Given that a 12-bit word is the basic unit, of 36-bit, 48-bit, and 60-bit floating-point types, only the 48-bit type is a power-of-two multiple of the basic unit; the architecture above, with dual 48-bit buses, as it allows 60-bit quantities to be unaligned, can also cope with unaligned 48-bit quantities.
It could also handle 96-bit floating-point numbers, as long as they were aligned on 48-bit boundaries. The long instruction format for distant references allows the first two bits of an opcode to be 1. A few opcodes of that form have been added above to allow access to the new registers required for those instructions. Available opcodes still exist to provide a complete set for 96-bit floating-point numbers:
111001 CE Compare Extended 111010 LE Load Extended 111011 STE Store Extended 111100 AE Add Extended 111101 SE Subtract Extended 111110 ME Multiply Extended 111111 DE Divide Extended
It again seems to me that 96-bit floating point will be both quite long enough, and that it will be rarely used, so having these instructions only in the longer instruction format will be satisfactory.
Perhaps another mode bit will be required, to allow the character instructions to be replaced by extended precision vector operations, if this type is added.
It may be noted that a 12-bit program status word would suffice to hold the carry bit, condition codes, a user/supervisor bit, and the two mode bits for character and integer lengths. But to support IEEE 754 type operation, even with different lengths, the status word would have to be expanded, perhaps only to 24 bits.
In an interrupt, the program counter, the program status word, and base register zero would all have to be automatically saved before the interrupt service routine could begin; it could store everything else using conventional instructions without disturbing anything, although automatically saving an index register and replacing it with a stack pointer in memory as well would simplify dealing with multiple levels of interrupts that were dispatched initially to the same interrupt service routine. If an interrupt service routine can only be interrupted by higher-priority interrupts which have their own interrupt vectors, then they can have their own static locations to store saved information, and this would not be needed.
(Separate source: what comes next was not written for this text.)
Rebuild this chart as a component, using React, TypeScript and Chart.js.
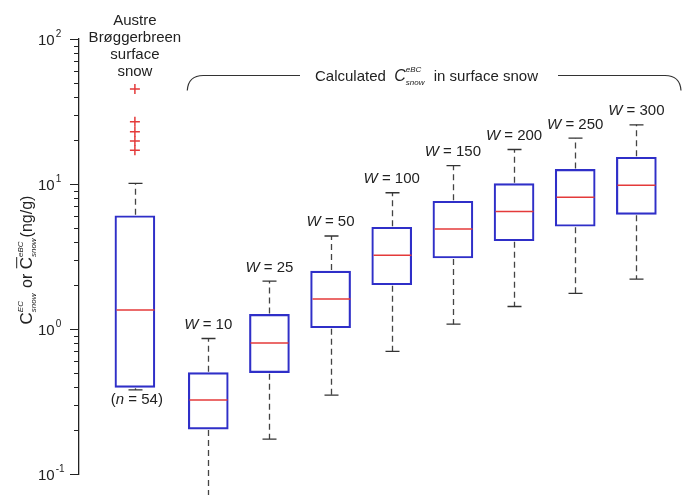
import React, { useEffect, useRef } from "react";
import { Chart, registerables } from "chart.js";

Chart.register(...registerables);

// ---- data ----
const wValues = [10, 25, 50, 100, 150, 200, 250, 300];
const xPositions = [0, 1.2, 2.2, 3.2, 4.2, 5.2, 6.2, 7.2, 8.2];
const whiskerLow = [0.38, 0.07, 0.174, 0.35, 0.7, 1.08, 1.43, 1.76, 2.21];
const q1 = [0.396, 0.204, 0.5, 1.02, 2.02, 3.09, 4.06, 5.11, 6.18];
const median = [1.35, 0.324, 0.8, 1.61, 3.22, 4.9, 6.47, 8.1, 9.8];
const q3 = [6.04, 0.5, 1.26, 2.51, 5.03, 7.6, 10.05, 12.6, 15.3];
const whiskerHigh = [10.1, 0.86, 2.14, 4.38, 8.7, 13.4, 17.3, 20.7, 25.6];
const outliers = [45.2, 26.9, 22.9, 19.8, 17.1];
const yMajorTicks = [0.1, 1, 10, 100];
const yTickExponents = ["-1", "0", "1", "2"];
const sampleLabelLines = ["Austre", "Brøggerbreen", "surface", "snow"];
const sampleCount = 54;

const X_MIN = -0.914;
const X_MAX = 8.84;

const FONT = '"Liberation Sans", Arial, Helvetica, sans-serif';
const TEXT = "#222";
const BOX = "#2f2fc8";
const RED = "#e43a3a";
const WHISK = "#444";

type Part = { text?: string; size: number; italic?: boolean; sup?: string; sub?: string; over?: boolean };

const fnt = (size: number, italic?: boolean) => `${italic ? "italic " : ""}${size}px ${FONT}`;

function partWidth(ctx: CanvasRenderingContext2D, p: Part) {
  if (p.sup !== undefined) {
    ctx.font = fnt(p.size, true);
    return Math.max(ctx.measureText(p.sup).width, ctx.measureText(p.sub || "").width) + 1;
  }
  ctx.font = fnt(p.size, p.italic);
  return ctx.measureText(p.text || "").width;
}

function drawParts(ctx: CanvasRenderingContext2D, parts: Part[], x: number, baseline: number, align: "left" | "center", supUp = 9, subDown = 4) {
  const total = parts.reduce((s, p) => s + partWidth(ctx, p), 0);
  let cx = align === "center" ? x - total / 2 : x;
  ctx.textAlign = "left";
  ctx.textBaseline = "alphabetic";
  ctx.fillStyle = TEXT;
  for (const p of parts) {
    const w = partWidth(ctx, p);
    if (p.sup !== undefined) {
      ctx.font = fnt(p.size, true);
      ctx.fillText(p.sup, cx, baseline - supUp);
      ctx.fillText(p.sub || "", cx, baseline + subDown);
    } else {
      ctx.font = fnt(p.size, p.italic);
      ctx.fillText(p.text || "", cx, baseline);
      if (p.over) {
        ctx.save();
        ctx.strokeStyle = TEXT;
        ctx.lineWidth = 1;
        ctx.beginPath();
        const yy = baseline - p.size * 0.9;
        ctx.moveTo(cx + 1, yy);
        ctx.lineTo(cx + w, yy);
        ctx.stroke();
        ctx.restore();
      }
    }
    cx += w;
  }
}

const boxPlugin = {
  id: "boxExtras",
  afterDatasetsDraw(chart: any) {
    const ctx: CanvasRenderingContext2D = chart.ctx;
    const xs = chart.scales.x;
    const ys = chart.scales.y;
    ctx.save();
    for (let i = 0; i < xPositions.length; i++) {
      const x = Math.round(xs.getPixelForValue(xPositions[i])) + 0.5;
      const yHi = ys.getPixelForValue(whiskerHigh[i]);
      const yQ3 = ys.getPixelForValue(q3[i]);
      const yQ1 = ys.getPixelForValue(q1[i]);
      const yLo = ys.getPixelForValue(whiskerLow[i]);
      const yMed = ys.getPixelForValue(median[i]);
      // dashed whiskers
      ctx.strokeStyle = WHISK;
      ctx.lineWidth = 1.3;
      ctx.setLineDash([6, 4]);
      ctx.beginPath();
      ctx.moveTo(x, yQ3 - 1);
      ctx.lineTo(x, yHi);
      ctx.moveTo(x, yQ1 + 1);
      ctx.lineTo(x, yLo);
      ctx.stroke();
      ctx.setLineDash([]);
      // caps
      ctx.strokeStyle = "#333";
      ctx.beginPath();
      ctx.moveTo(x - 7, yHi);
      ctx.lineTo(x + 7, yHi);
      ctx.moveTo(x - 7, yLo);
      ctx.lineTo(x + 7, yLo);
      ctx.stroke();
      // median
      ctx.strokeStyle = RED;
      ctx.lineWidth = 1.5;
      ctx.beginPath();
      ctx.moveTo(x - 19, yMed);
      ctx.lineTo(x + 19, yMed);
      ctx.stroke();
    }
    ctx.restore();
  },
  afterDraw(chart: any) {
    const ctx: CanvasRenderingContext2D = chart.ctx;
    const xs = chart.scales.x;
    const ys = chart.scales.y;
    const axisX = chart.chartArea.left;
    ctx.save();
    // y ticks
    ctx.strokeStyle = "#222";
    ctx.lineWidth = 1.2;
    ctx.beginPath();
    for (let d = 0; d < yMajorTicks.length; d++) {
      const base = yMajorTicks[d];
      const y = Math.round(ys.getPixelForValue(base)) + 0.5;
      ctx.moveTo(axisX - 9, y);
      ctx.lineTo(axisX, y);
      if (d < yMajorTicks.length - 1) {
        for (let m = 2; m <= 9; m++) {
          const ym = Math.round(ys.getPixelForValue(base * m)) + 0.5;
          ctx.moveTo(axisX - 5, ym);
          ctx.lineTo(axisX, ym);
        }
      }
    }
    ctx.stroke();
    // y tick labels
    ctx.fillStyle = TEXT;
    ctx.textBaseline = "alphabetic";
    ctx.textAlign = "left";
    for (let d = 0; d < yMajorTicks.length; d++) {
      const y = ys.getPixelForValue(yMajorTicks[d]);
      ctx.font = fnt(15);
      ctx.fillText("10", 38, y + 5.5);
      const w = ctx.measureText("10").width;
      ctx.font = fnt(10);
      ctx.fillText(yTickExponents[d], 38 + w + 1, y - 2);
    }
    // y title (rotated)
    ctx.save();
    ctx.translate(26, 260);
    ctx.rotate(-Math.PI / 2);
    drawParts(
      ctx,
      [
        { text: "C", size: 17 },
        { sup: "EC", sub: "snow", size: 8 },
        { text: " or ", size: 16 },
        { text: "C", size: 17, over: true },
        { sup: "eBC", sub: "snow", size: 8 },
        { text: "(ng/g)", size: 16 },
      ],
      0,
      6,
      "center",
      9,
      4
    );
    ctx.restore();

    // sample label
    const x0 = xs.getPixelForValue(xPositions[0]);
    ctx.fillStyle = TEXT;
    ctx.font = fnt(15);
    ctx.textAlign = "center";
    ctx.textBaseline = "middle";
    sampleLabelLines.forEach((t, i) => ctx.fillText(t, x0, 21 + i * 17));
    drawParts(
      ctx,
      [
        { text: "(", size: 15 },
        { text: "n", size: 15, italic: true },
        { text: " = " + sampleCount + ")", size: 15 },
      ],
      x0 + 2,
      404,
      "center"
    );

    // W labels
    for (let i = 0; i < wValues.length; i++) {
      const xi = xs.getPixelForValue(xPositions[i + 1]);
      const yi = ys.getPixelForValue(whiskerHigh[i + 1]) - 15;
      drawParts(
        ctx,
        [
          { text: "W", size: 15, italic: true },
          { text: " = " + wValues[i], size: 15 },
        ],
        xi,
        yi + 5.5,
        "center"
      );
    }

    // bracket
    const bx1 = xs.getPixelForValue(xPositions[1]) - 21;
    const bx2 = chart.width - 1;
    const by = 75.5;
    ctx.strokeStyle = "#333";
    ctx.lineWidth = 1.2;
    ctx.beginPath();
    ctx.moveTo(bx1, by + 15);
    ctx.quadraticCurveTo(bx1 + 1, by, bx1 + 16, by);
    ctx.lineTo(300, by);
    ctx.moveTo(558, by);
    ctx.lineTo(bx2 - 16, by);
    ctx.quadraticCurveTo(bx2 - 1, by, bx2, by + 15);
    ctx.stroke();
    drawParts(
      ctx,
      [
        { text: "Calculated  ", size: 15 },
        { text: "C", size: 16, italic: true },
        { sup: "eBC", sub: "snow", size: 8 },
        { text: "  in surface snow", size: 15 },
      ],
      315,
      81,
      "left",
      9,
      4
    );
    ctx.restore();
  },
};

export default function App() {
  const ref = useRef<HTMLCanvasElement | null>(null);
  useEffect(() => {
    if (!ref.current) return;
    const chart = new Chart(ref.current, {
      type: "bar",
      data: {
        datasets: [
          {
            type: "bar",
            data: xPositions.map((x, i) => ({ x, y: [q1[i], q3[i]] })) as any,
            backgroundColor: "rgba(255,255,255,0)",
            borderColor: BOX,
            borderWidth: 1.5,
            borderSkipped: false,
            barThickness: 40,
          } as any,
          {
            type: "scatter",
            data: outliers.map((v) => ({ x: xPositions[0], y: v })),
            pointStyle: "cross",
            radius: 5,
            borderColor: RED,
            borderWidth: 1.5,
            showLine: false,
          } as any,
        ],
      },
      options: {
        animation: false,
        responsive: false,
        maintainAspectRatio: false,
        layout: { padding: { top: 39, bottom: 21, left: 0, right: 0 } },
        plugins: { legend: { display: false }, tooltip: { enabled: false } },
        scales: {
          x: { type: "linear", min: X_MIN, max: X_MAX, display: false, offset: false },
          y: {
            type: "logarithmic",
            min: 0.1,
            max: 100,
            grid: { display: false },
            ticks: { display: false },
            border: { display: true, color: "#222", width: 1.3 },
            afterFit: (s: any) => {
              s.width = 79;
            },
          } as any,
        },
      },
      plugins: [boxPlugin],
    });
    return () => chart.destroy();
  }, []);
  return (
    <div style={{ position: "fixed", left: 0, top: 0, width: 682, height: 495, background: "#fff" }}>
      <canvas ref={ref} width={682} height={495} style={{ width: 682, height: 495, display: "block" }} />
    </div>
  );
}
However, in the more ambitious case where a 720-bit block is used as the basic unit, 96-bit floating point numbers would not be possible to align. Remaining with multiples of 12 bits, either 72 bits or 120 bits would be possible. If that condition is dropped, in addition to dividing a 720-bit block into six 120 bit numbers or ten 72 bit numbers, eight 90-bit numbers or nine 80-bit numbers would also be possible as alternatives. Following IEEE 754, 16 of those bits would be used for the sign and the exponent. It might be useful, however, to chop off the last five bits of the mantissa, and use them instead to indicate additional data that might be kept in the floating point registers:
Two bits to indicate the precision of the number currently stored:
00 36 bits 01 48 bits 10 60 bits 11 120 bits
and three bits indicating how the last result was rounded, or if the result is a NaN (Not a Number):
000 exact 001 rounded down (higher than nominal value) 010 rounded up (lower than nominal value) 011 rounding indefinite (previous operation did not produce exact rounding) 100 value indefinite (i.e. 0/0) 101 plus infinity 110 minus infinity 111 infinite, but sign unknown (i.e. 1/0)
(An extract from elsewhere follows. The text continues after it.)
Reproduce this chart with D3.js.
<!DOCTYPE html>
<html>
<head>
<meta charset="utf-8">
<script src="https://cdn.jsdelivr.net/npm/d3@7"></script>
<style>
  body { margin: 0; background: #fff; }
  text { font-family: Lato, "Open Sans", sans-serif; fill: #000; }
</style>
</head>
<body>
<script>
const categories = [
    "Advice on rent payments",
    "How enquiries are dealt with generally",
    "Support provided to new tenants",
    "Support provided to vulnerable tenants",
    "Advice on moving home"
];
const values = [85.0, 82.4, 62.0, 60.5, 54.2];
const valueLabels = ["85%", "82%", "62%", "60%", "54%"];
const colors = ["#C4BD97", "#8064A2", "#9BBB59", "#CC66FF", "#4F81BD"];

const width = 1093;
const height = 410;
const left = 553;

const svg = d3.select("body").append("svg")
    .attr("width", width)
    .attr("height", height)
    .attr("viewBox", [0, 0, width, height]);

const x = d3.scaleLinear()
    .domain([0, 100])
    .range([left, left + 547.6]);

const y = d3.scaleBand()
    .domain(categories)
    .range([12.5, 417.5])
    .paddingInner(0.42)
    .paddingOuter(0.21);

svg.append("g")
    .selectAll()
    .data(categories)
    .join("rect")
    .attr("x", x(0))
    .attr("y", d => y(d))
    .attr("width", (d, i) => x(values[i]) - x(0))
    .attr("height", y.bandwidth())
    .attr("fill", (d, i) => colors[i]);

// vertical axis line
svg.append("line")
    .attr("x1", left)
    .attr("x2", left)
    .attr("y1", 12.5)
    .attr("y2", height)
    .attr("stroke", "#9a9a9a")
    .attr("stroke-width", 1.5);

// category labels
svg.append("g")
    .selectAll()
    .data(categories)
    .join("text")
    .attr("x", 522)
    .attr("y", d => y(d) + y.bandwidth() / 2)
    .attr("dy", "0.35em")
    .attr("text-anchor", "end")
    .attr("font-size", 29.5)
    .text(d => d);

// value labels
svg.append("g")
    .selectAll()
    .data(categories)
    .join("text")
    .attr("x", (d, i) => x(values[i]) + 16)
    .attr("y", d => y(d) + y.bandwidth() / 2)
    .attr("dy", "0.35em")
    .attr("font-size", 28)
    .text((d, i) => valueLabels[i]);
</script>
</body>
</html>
If memory is divided into blocks of 120 bits, simple binary divisions would be 15, 30, and 60 bits. To treat it as being composed of parts 12 bits in length would require dividing a block of 120 bits into ten parts, or a block of 720 bits into sixty parts.
How can addressing be prevented from being a nightmare?
Multiplying by three requires one shift and add. So if base registers contain the number of a 720-bit block in memory, this can be converted to the address of a 120-bit word in external memory through multiplication by three and an additional shift.
If an aligned 60-bit double-precision number is addressed, it can be referenced using a raw address, then, which requires only shifting to obtain the address of a 120-bit word. Matters can be equally simple for addressing 30-bit or 15-bit entities, which is an argument for using 30-bit integer variables, and instructions composed of 15-bit halfwords in this case.
What of 36-bit and 48-bit floating-point numbers, however? A hardware divide-by-five circuit could deal with indexing and addressing in the case of such numbers. And 60-bit floating-point numbers could also be addressed in an alternate fashion within that system.
To simplify matters, since a multiply by three circuit is seen as needed so as to make the architecture independent of the use of an external 120-bit bus instead of the ideal 720-bit bus, thus avoiding the need for a divide by three circuit in the latter case, one can think instead of a divide by fifteen circuit. In binary, fifteen is 1111, and, thus, one-fifteenth is 0.11111111... in hexadecimal notation.